Un conservateur, un document – Les bat books
Parmi les quelque 40 000 manuscrits européens médiévaux conservés à la BnF, que trouve-t-on ? Une immense majorité de codex, le format de livre le plus répandu depuis le début du Moyen Âge, constitué de feuilles de parchemin ou de papier pliées en deux, rassemblées en cahiers et cousues le long de ce pli central. Quelques rouleaux de papyrus, parchemin ou papier, communs dans l’Antiquité. Mais aussi trois exemplaires d’un type de manuscrit beaucoup plus rare (seulement une soixantaine connus dans le monde) appelé bat book – littéralement « livre chauve-souris ».
Sous les ailes des bat books
Cette dénomination fait écho à l’apparence curieuse de ces ouvrages. L’historien néerlandais Johann Gumbert, qui a forgé l’appellation, l’expliquait ainsi : « Au repos, ils pendent la tête en bas, tout repliés, mais, au moment d’entrer en action, ils dressent leur tête et ouvrent larges leurs ailes. » En France, au Moyen Âge, on les appelait « livres en forme de cliquette de ladre », par analogie avec l’instrument de bois que les lépreux agitaient pour signaler leur présence et inviter (déjà) à la distanciation. Car les feuilles de parchemin des bat books ne sont pas cousues le long d’un pli, mais sur un petit onglet marginal qui leur donne cette forme caractéristique. Pliées plusieurs fois pour obtenir un livre de petit format, ces feuilles peuvent facilement être dépliées pour parcourir d’un coup d’œil un long texte, une image ou un tableau difficiles à scinder sur plusieurs pages.
Un vecteur privilégié pour les calendriers
Cette technique du livre à plis est probablement apparue au XIIIe siècle, en réponse au besoin de livres légers et transportables pour partir en voyage.
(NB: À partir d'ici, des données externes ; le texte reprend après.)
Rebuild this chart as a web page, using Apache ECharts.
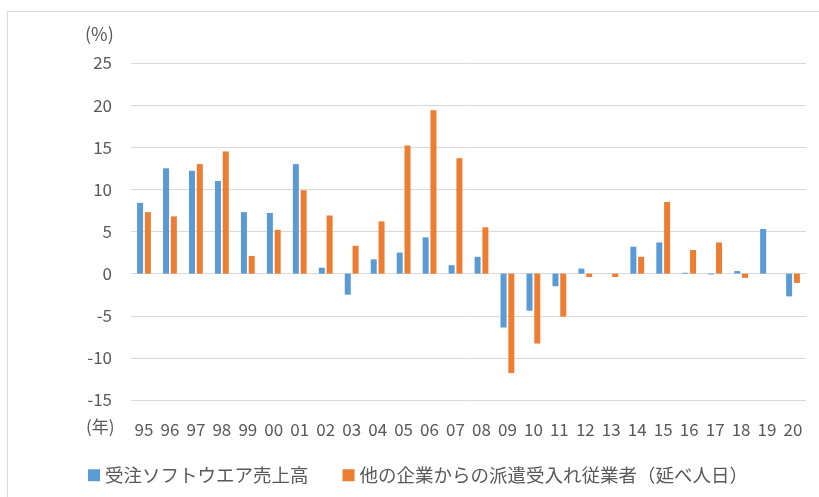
<!DOCTYPE html>
<html><head><meta charset="utf-8">
<script src="https://cdn.jsdelivr.net/npm/echarts@6/dist/echarts.min.js"></script>
<style>
html,body{margin:0;padding:0;background:#fff;}
#frame{position:absolute;left:7px;top:11px;width:840px;height:520px;border:1px solid #d9d9d9;}
#c{position:absolute;left:0;top:0;width:819px;height:497px;}
</style></head>
<body><div id="frame"></div><div id="c"></div>
<script>
const categories = ['95','96','97','98','99','00','01','02','03','04','05','06','07','08','09','10','11','12','13','14','15','16','17','18','19','20'];
const softwareSales = [8.4,12.5,12.2,11.0,7.3,7.2,13.0,0.7,-2.5,1.7,2.5,4.3,1.0,2.0,-6.4,-4.4,-1.5,0.6,0,3.2,3.7,0.1,-0.1,0.3,5.3,-2.7];
const dispatchedWorkers = [7.3,6.8,13.0,14.5,2.1,5.2,9.9,6.9,3.3,6.2,15.2,19.4,13.7,5.5,-11.8,-8.3,-5.1,-0.4,-0.4,2.0,8.5,2.8,3.7,-0.5,0,-1.1];
const seriesNames = ['受注ソフトウエア売上高','他の企業からの派遣受入れ従業者（延べ人日）'];

const font = '"Noto Sans CJK JP","Noto Sans",sans-serif';
const chart = echarts.init(document.getElementById('c'));
chart.setOption({
  animation:false,
  textStyle:{fontFamily:font},
  grid:{left:131,right:13,top:63,bottom:97},
  legend:{
    left:83, top:461, itemWidth:12, itemHeight:12, itemGap:34,
    icon:'rect',
    textStyle:{fontSize:18.5,color:'#595959',fontFamily:font},
    data:seriesNames
  },
  xAxis:{
    type:'category', data:categories,
    axisLine:{show:false}, axisTick:{show:false},
    axisLabel:{color:'#595959',fontSize:17,margin:21,interval:0,fontFamily:font}
  },
  yAxis:{
    type:'value', min:-15, max:25, interval:5,
    axisLine:{show:false}, axisTick:{show:false},
    axisLabel:{color:'#595959',fontSize:17,margin:19,fontFamily:font},
    splitLine:{lineStyle:{color:'#d9d9d9',width:1}}
  },
  graphic:[
    {type:'text',left:85,top:25,style:{text:'(%)',fontSize:18,fill:'#595959',fontFamily:font}},
    {type:'text',left:86,top:418,style:{text:'(年)',fontSize:17,fill:'#595959',fontFamily:font}}
  ],
  series:[
    {name:seriesNames[0],type:'bar',data:softwareSales,barWidth:6,barGap:'30%',
     itemStyle:{color:'#5B9BD5'}},
    {name:seriesNames[1],type:'bar',data:dispatchedWorkers,barWidth:6,barGap:'30%',
     itemStyle:{color:'#ED7D31'}}
  ]
});
</script></body></html>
Si elle a rapidement été concurrencée par d’autres procédés de miniaturisation comme les bibles de poche – manuscrits de très petit format constitués de feuilles de parchemin très fin et calligraphiés d’une écriture de taille réduite –, elle a tout de même perduré aux XIVe et XVe siècles pour diffuser un type d’écrit particulier – les calendriers.
À cette époque, les élites font face au dérèglement du calendrier julien, en usage depuis César. Non seulement l’année est trop courte, provoquant le décalage des saisons, mais le système de concordance avec le calendrier lunaire, le fameux nombre d’or, recule lui aussi d’un jour tous les trois cents ans, avec pour conséquence le déphasage visible entre la pleine lune observée dans le ciel et le calendrier. Cela n’est pas pris à la légère par les autorités civiles, car un grand nombre d’échéances civiles comme religieuses sont adossées à la date de Pâques, premier dimanche après la pleine lune de printemps, et ainsi sujettes à caution. L’une des réponses – avant la réforme grégorienne du calendrier qui n’intervient qu’au XVIe siècle – est la diffusion de calendriers « améliorés » donnant la date et l’heure astronomiques des nouvelles lunes et des pleines lunes, le jour de la semaine et les principales fêtes liturgiques pour un cycle complet de 76 ans. Ces calendriers sont bien entendu reproduits dans des livres reliés classiques, mais le format bat book, plus facile à transporter, permet alors d’inclure de grands tableaux mensuels. Ainsi sont-ils mis à profit par les religieux itinérants, les astrologues et les médecins dont l’art dépend beaucoup des phases de la lune, avant de disparaître au XVIe siècle, sans doute sous la concurrence de l’imprimé.